CU’s Institute of Behavioral Science has a reason to celebrate: it has a new home.
The institute held a conference Thursday to involve the CU community and welcome their new space, a building located on 15th street and Grandview Avenue.
The meeting was held in the main conference room of the new building and brought directors of peer institutes from Stanford, Duke, Michigan and UCLA to address an audience of faculty, staff and students.
The IBS houses the Natural Hazards Center and the Center for the Study and Prevention of Violence as well as other research programs dedicated to health, society and population studies, which were previously spread out over nine different buildings.
Jane Menken, director of the institute, said she hopes this new cohesion can improve the programs.
“We believe that bringing all of IBS under one roof is the catalyst for even better research in the future,” Menken said.
According to CU’s facilities management website, the new IBS building is over 50,000 square feet and cost $14 million to build.
Richard Jessor, former director of the institute and moderator of the symposium, said the bulk of the funding was provided by the university with the institute providing a portion from their grants.
Jessor said he has been a part of the IBS for 60 years.
“In 1957 the institute was founded,” Jessor said. “We occupied our first building, a small remodeled church near the corner of Broadway and University.”
Jessor said that the new building is already helping IBS achieve their goals.
“For the last thirty years I’ve been trying to get everyone under one roof,” Jessor said. “Now we have space for informal exchange, new collaborative activities. People are interacting who were separated.”

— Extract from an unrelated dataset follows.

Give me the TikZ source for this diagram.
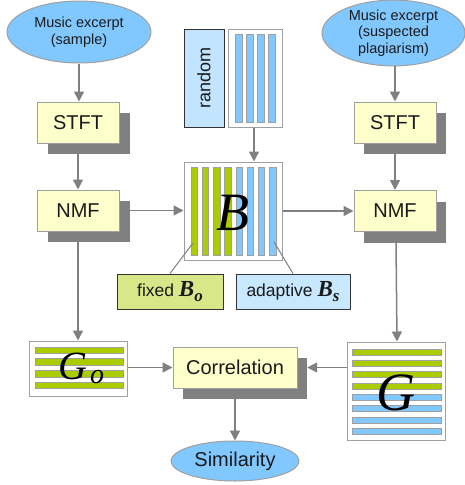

Don Boroian, a 21-year-old political science junior, visited the building recently and said he welcomes its addition to campus.
“The university needs to continue to grow and it will attract new students,” Boroian said.
Chancellor Phil Di Stefano said he praises the work of the IBS and is enthusiastic about the new building.
“To me the Institute of Behavioral Science has always been ahead its time as a role model for the interdisciplinary research on our campus, called for in Flagship 2030, our strategic plan,” Di Stefano said. “Today we’re celebrating a real success story – the bringing together of scientists separated for decades in multiple buildings.”